The Mueller probe into whether the Trump campaign colluded with the Russians had a setback on Friday when a federal judge questioned if special prosecutor Robert Mueller had exceeded his authority in the investigation.
“It’s unlikely you’re going to persuade me the special counsel has unfettered power to do whatever he wants,” U.S. District Judge T.S. Ellis III told Michael Dreeben, a deputy solicitor general assigned to the investigation.
“This is a big deal,” Congressman Bradley Byrne said on social media commenting on the exchange. “Mueller does not have the unlimited scope that he seems to think he has. As we approach the one year anniversary of the Special Counsel’s appointment, I believe it is important for this investigation to conclude and let our country move forward.”
Trump’s former campaign manager Paul Manafort has been indicted on tax fraud and bank fraud charges related to his previous work for a pro-Russian president of Ukraine.
Ellis questioned whether Mueller exceeded his authority in filing the charges against Manafort. Ellis said the indictment appeared to be a way for Mueller to leverage Manafort into providing information about Trump.
“The vernacular is to sing,” he said.
“You don’t really care about Mr. Manafort,” the judge said. “You really care about what information Mr. Manafort can give you to lead to Mr. Trump.”

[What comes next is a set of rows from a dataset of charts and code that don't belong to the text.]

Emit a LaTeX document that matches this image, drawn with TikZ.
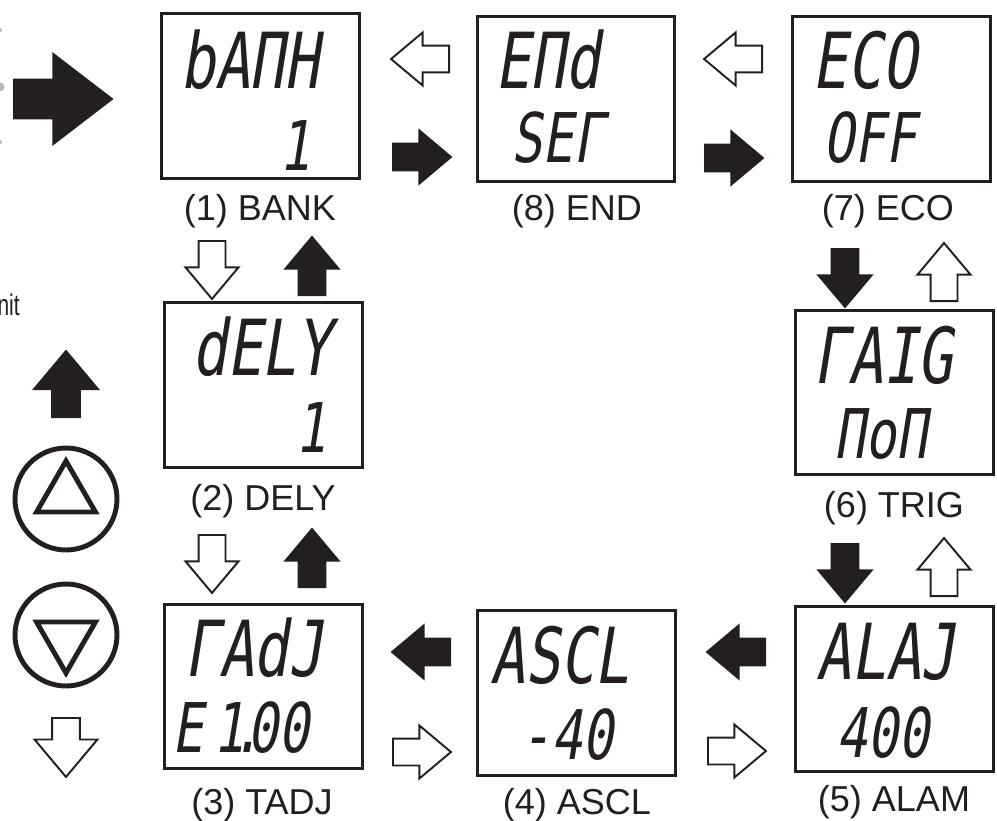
\documentclass[tikz,border=0pt]{standalone}
\usepackage{fontspec}
\setmainfont{Liberation Sans}
\newfontfamily\segfont[FakeSlant=0.16,FakeStretch=0.75]{DejaVu Sans Mono}
\newfontfamily\narrowfont[FakeStretch=0.7]{Liberation Sans}
\usetikzlibrary{shapes.arrows,shapes.geometric}
\definecolor{ink}{RGB}{35,31,32}
\tikzset{
	panel/.style={draw=ink, line width=1.7pt, minimum width=3.96cm, minimum height=3.3cm, inner sep=0pt},
	caption/.style={font=\fontsize{20.5}{24}\selectfont, anchor=base, inner sep=0pt, text=ink},
	segtop/.style={font=\segfont\fontsize{44}{44}\selectfont, inner sep=0pt, text=ink},
	segbot/.style={font=\segfont\fontsize{39}{39}\selectfont, inner sep=0pt, text=ink},
	blockarrow/.style={single arrow, draw=ink, line width=1.1pt, inner xsep=0pt, inner ysep=0.25cm,
		minimum height=1.16cm, anchor=tail,
		single arrow head extend=0.26cm, single arrow tip angle=80},
	fullarrow/.style={blockarrow, fill=ink},
	openarrow/.style={blockarrow, fill=white},
	knob/.style={draw=ink, circle, line width=2.8pt, minimum size=2.04cm, inner sep=0pt},
	wedge/.style={draw=ink, regular polygon, regular polygon sides=3, line width=2.8pt, minimum size=1.36cm, inner sep=0pt}
}
\begin{document}
\begin{tikzpicture}[x=0.02cm, y=-0.02cm]
	\useasboundingbox (0,0) rectangle (997,821);
	
	% cut-off remains at the left edge
	\fill[gray!55] (0,30) circle (2);
	\fill[gray!55] (0,87) circle (4.5);
	\fill[gray!55] (0,142) circle (2);
	\node[font=\narrowfont\fontsize{17}{20}\selectfont, anchor=base east, inner sep=0pt, text=ink] (unit) at (20,315) {nit};
	\node[fullarrow, inner ysep=0.37cm, minimum height=1.96cm, single arrow head extend=0.51cm, single arrow tip angle=75] (go) at (13,99) {};
	
	% the eight displays
	\node[panel] (p1) at (260.5,96) {};
	\node[panel] (p8) at (576,99) {};
	\node[panel] (p7) at (891.5,99) {};
	\node[panel] (p2) at (263.5,385) {};
	\node[panel] (p6) at (894.5,392.5) {};
	\node[panel] (p3) at (263.5,686.5) {};
	\node[panel] (p4) at (576.5,693) {};
	\node[panel] (p5) at (894.5,689) {};
	
	\node[segtop] (t1) at (250,60) {bAΠH};
	\node[segbot] (b1) at (295,146) {1};
	\node[segtop] (t8) at (548,60) {EΠd};
	\node[segbot] (b8) at (558,138) {SEΓ};
	\node[segtop] (t7) at (865,60) {ECO};
	\node[segbot] (b7) at (870,138) {OFF};
	\node[segtop] (t2) at (262,347) {dELY};
	\node[segbot] (b2) at (311,428) {1};
	\node[segtop] (t6) at (883,355) {ΓAIG};
	\node[segbot] (b6) at (881,434) {ΠoΠ};
	\node[segtop] (t3) at (254,648) {ΓAdJ};
	\node[segbot] (b3) at (241,728) {E\hspace{0.2cm}1\hspace{-0.27cm}.\hspace{-0.3cm}00};
	\node[segtop] (t4) at (560,655) {ASCL};
	\node[segbot] (b4) at (567,735) {-40};
	\node[segtop] (t5) at (886,652) {ALAJ};
	\node[segbot] (b5) at (883,733) {400};
	
	\node[caption] (c1) at (260,220) {(1) BANK};
	\node[caption] (c8) at (577,220) {(8) END};
	\node[caption] (c7) at (888,220) {(7) ECO};
	\node[caption] (c2) at (263,510) {(2) DELY};
	\node[caption] (c6) at (894,517) {(6) TRIG};
	\node[caption] (c3) at (262,814) {(3) TADJ};
	\node[caption] (c4) at (577,814) {(4) ASCL};
	\node[caption] (c5) at (894,811) {(5) ALAM};
	
	% steps between displays (placed at their tails)
	\node[openarrow, rotate=180] (l81) at (450,59) {};
	\node[fullarrow] (r18) at (392,157) {};
	\node[openarrow, rotate=180] (l78) at (763,59) {};
	\node[fullarrow] (r87) at (704,158) {};
	\node[openarrow, rotate=-90] (d12) at (212,240) {};
	\node[fullarrow, rotate=90] (u21) at (312,296) {};
	\node[openarrow, rotate=-90] (d23) at (212,534) {};
	\node[fullarrow, rotate=90] (u32) at (312,588) {};
	\node[fullarrow, rotate=-90] (d76) at (845,248) {};
	\node[openarrow, rotate=90] (u67) at (944,302) {};
	\node[fullarrow, rotate=-90] (d65) at (845,543) {};
	\node[openarrow, rotate=90] (u56) at (944,597) {};
	\node[fullarrow, rotate=180] (l43) at (451,652) {};
	\node[openarrow] (r34) at (392,752) {};
	\node[fullarrow, rotate=180] (l54) at (766,652) {};
	\node[openarrow] (r45) at (707,751) {};
	
	% keys
	\node[fullarrow, inner ysep=0.26cm, minimum height=1.32cm, single arrow head extend=0.36cm, rotate=90] (up) at (66,418) {};
	\node[knob] (kup) at (66,499) {};
	\node[wedge] (tup) at (66,495) {};
	\node[knob] (kdown) at (66,635) {};
	\node[wedge, shape border rotate=180] (tdown) at (66,639) {};
	\node[openarrow, inner ysep=0.26cm, minimum height=1.18cm, single arrow head extend=0.35cm, rotate=-90] (down) at (66,717) {};
\end{tikzpicture}
\end{document}
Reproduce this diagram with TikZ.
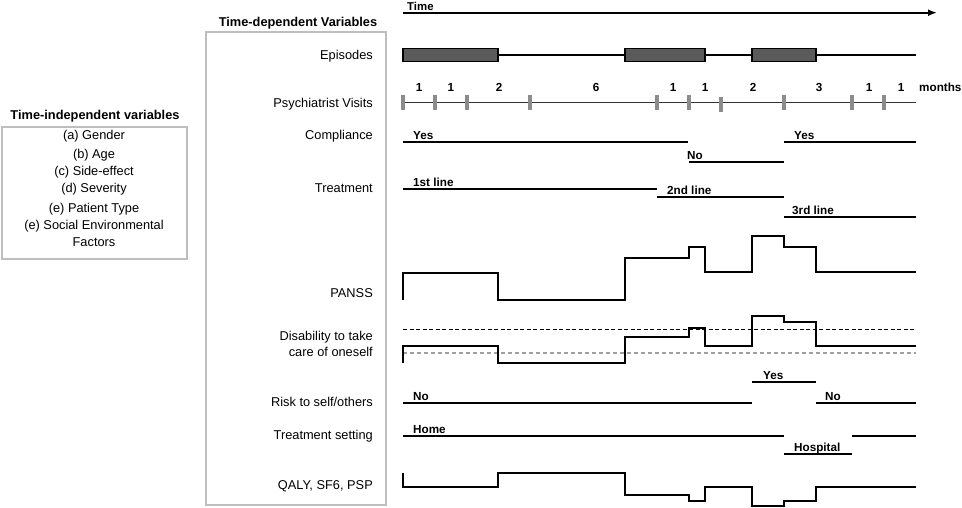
\documentclass[tikz,border=0pt]{standalone}
\usepackage{fontspec}
\setmainfont{Liberation Sans}
\usetikzlibrary{arrows.meta}
\definecolor{boxgray}{HTML}{BEBEBE}
\definecolor{tickgray}{HTML}{8C8C8C}
\definecolor{epi}{HTML}{5A5A5A}
\definecolor{dashgray}{HTML}{A0A0A0}
\begin{document}
\begin{tikzpicture}[x=1pt,y=-1pt,
 lbl/.style={font=\fontsize{12.8}{15}\selectfont, anchor=base east, inner sep=0},
 ind/.style={font=\fontsize{12.8}{15}\selectfont, anchor=base, inner sep=0},
 ttl/.style={font=\bfseries\fontsize{12.8}{15}\selectfont, anchor=base, inner sep=0},
 tag/.style={font=\bfseries\fontsize{11.7}{14}\selectfont, anchor=base west, inner sep=0},
 num/.style={font=\bfseries\fontsize{11.7}{14}\selectfont, anchor=base, inner sep=0},
 tl/.style={line width=1.7pt},
 stepline/.style={line width=1.8pt, line join=miter},
 tickmark/.style={draw=tickgray, line width=3.2pt},
 frame/.style={draw=boxgray, line width=2.2pt},
 epbox/.style={fill=epi, draw=black, line width=1.2pt}]
\useasboundingbox (0,0) rectangle (962,508);

% time axis
\coordinate (t0) at (403,12.7);
\coordinate (t1) at (937,12.7);
\draw[line width=1.9pt, -{Latex[length=9pt,width=7pt]}] (t0) -- (t1);
\node[tag, font=\bfseries\fontsize{11.4}{14}\selectfont] (time) at (407,11) {Time};

% frames and titles
\node[ttl] (tdv) at (298,26.7) {Time-dependent Variables};
\draw[frame] (206,32) rectangle (386,505);
\node[ttl] (tiv) at (95,120) {Time-independent variables};
\draw[frame] (2,127) rectangle (187,259);
\node[ind] (ia) at (94,139.6) {(a) Gender};
\node[ind] (ib) at (94,158.6) {(b) Age};
\node[ind] (ic) at (94,175.6) {(c) Side-effect};
\node[ind] (id) at (94,192.6) {(d) Severity};
\node[ind] (ie) at (94,212.6) {(e) Patient Type};
\node[ind] (if) at (94,229.6) {(e) Social Environmental};
\node[ind] (ig) at (94,246.6) {Factors};

% left labels
\node[lbl] (lep) at (373,59.6) {Episodes};
\node[lbl] (lpv) at (373,107.3) {Psychiatrist Visits};
\node[lbl] (lco) at (373,140) {Compliance};
\node[lbl] (ltr) at (373,193) {Treatment};
\node[lbl] (lpa) at (373,297.5) {PANSS};
\node[lbl] (ld1) at (373,340) {Disability to take};
\node[lbl] (ld2) at (373,356.5) {care of oneself};
\node[lbl] (lri) at (373,406.5) {Risk to self/others};
\node[lbl] (lts) at (373,439.5) {Treatment setting};
\node[lbl] (lq) at (373,489) {QALY, SF6, PSP};

% episodes
\draw[tl] (403,55) -- (916,55);
\draw[epbox] (403,48.3) rectangle (498,61.5);
\draw[epbox] (625,48.3) rectangle (705,61.5);
\draw[epbox] (752,48.3) rectangle (816,61.5);

% psychiatrist visits
\draw[line width=1.6pt, draw=black!80] (403,102.5) -- (916,102.5);
\foreach \x in {403,435,467,530,657,689,784,852,884}
  \draw[tickmark] (\x,95) -- (\x,110);
\draw[tickmark] (721,97) -- (721,112);
\node[num] (n1) at (419,92) {1};
\node[num] (n2) at (451,92) {1};
\node[num] (n3) at (499,92) {2};
\node[num] (n4) at (596,92) {6};
\node[num] (n5) at (673,92) {1};
\node[num] (n6) at (705,92) {1};
\node[num] (n7) at (753,92) {2};
\node[num] (n8) at (819,92) {3};
\node[num] (n9) at (869,92) {1};
\node[num] (n10) at (901,92) {1};
\node[tag] (mo) at (919,92) {months};

% compliance
\draw[tl] (403,142.3) -- (688,142.3);
\node[tag] (cy1) at (413,140) {Yes};
\draw[tl] (689,161.7) -- (784,161.7);
\node[tag] (cn) at (687,159.3) {No};
\draw[tl] (784,142.3) -- (916,142.3);
\node[tag] (cy2) at (794,140) {Yes};

% treatment
\draw[tl] (403,189) -- (657,189);
\node[tag] (tr1) at (413,186.5) {1st line};
\draw[tl] (657,197.3) -- (784,197.3);
\node[tag] (tr2) at (667,195) {2nd line};
\draw[tl] (784,217.3) -- (916,217.3);
\node[tag] (tr3) at (792,214.8) {3rd line};

% PANSS
\draw[stepline] (403,300) -- (403,272.7) -- (498,272.7) -- (498,300) -- (625,300)
  -- (625,258.3) -- (689,258.3) -- (689,246.7) -- (705,246.7) -- (705,272.3)
  -- (752,272.3) -- (752,235.7) -- (784,235.7) -- (784,246.7) -- (816,246.7)
  -- (816,272.3) -- (916,272.3);

% disability
\draw[line width=0.9pt, dash pattern=on 4pt off 2.5pt] (403,329) -- (916,329);
\draw[dashgray, line width=2pt, dash pattern=on 4pt off 3pt] (403,353.3) -- (916,353.3);
\draw[stepline] (403,363.3) -- (403,346) -- (498,346) -- (498,363.3) -- (625,363.3)
  -- (625,336.7) -- (689,336.7) -- (689,328.3) -- (705,328.3) -- (705,346)
  -- (752,346) -- (752,315.7) -- (784,315.7) -- (784,322.3) -- (816,322.3)
  -- (816,346) -- (916,346);

% risk
\draw[tl] (752,381.7) -- (816,381.7);
\node[tag] (ry) at (763,379.2) {Yes};
\draw[tl] (403,402.7) -- (752,402.7);
\node[tag] (rn1) at (413,400.2) {No};
\draw[tl] (816,402.7) -- (916,402.7);
\node[tag] (rn2) at (825,400.2) {No};

% treatment setting
\draw[tl] (403,436) -- (784,436);
\node[tag] (sh) at (413,433.5) {Home};
\draw[tl] (784,454.3) -- (852,454.3);
\node[tag] (sp) at (794,451.5) {Hospital};
\draw[tl] (852,436) -- (916,436);

% QALY
\draw[stepline] (403,473.3) -- (403,486.7) -- (498,486.7) -- (498,473.3) -- (625,473.3)
  -- (625,495) -- (689,495) -- (689,501) -- (705,501) -- (705,486.7)
  -- (752,486.7) -- (752,505.7) -- (784,505.7) -- (784,501) -- (816,501)
  -- (816,486.7) -- (916,486.7);
\end{tikzpicture}
\end{document}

Manafort’s attorney have asked the judge to dismiss the charges against him.
He also has been faces charged in Washington of conspiring to launder money and failing to register as a foreign agent.
Attorney General Jeff Sessions recused himself from the investigation. Responsibility then fell on Deputy Attorney General Rod Rosenstein. Rosenstein made the decision to appoint former FBI Director Robert Mueller as special prosecutor.
The president has been highly critical of both Rosenstein and Mueller. The investigation has not produced any charges against the president and little concrete evidence that collusion ever occurred, but there is a suggestion that perhaps the investigation is morphing into an investigation into obstruction of the investigation.
Byrne represents Alabama’s 1st Congressional District.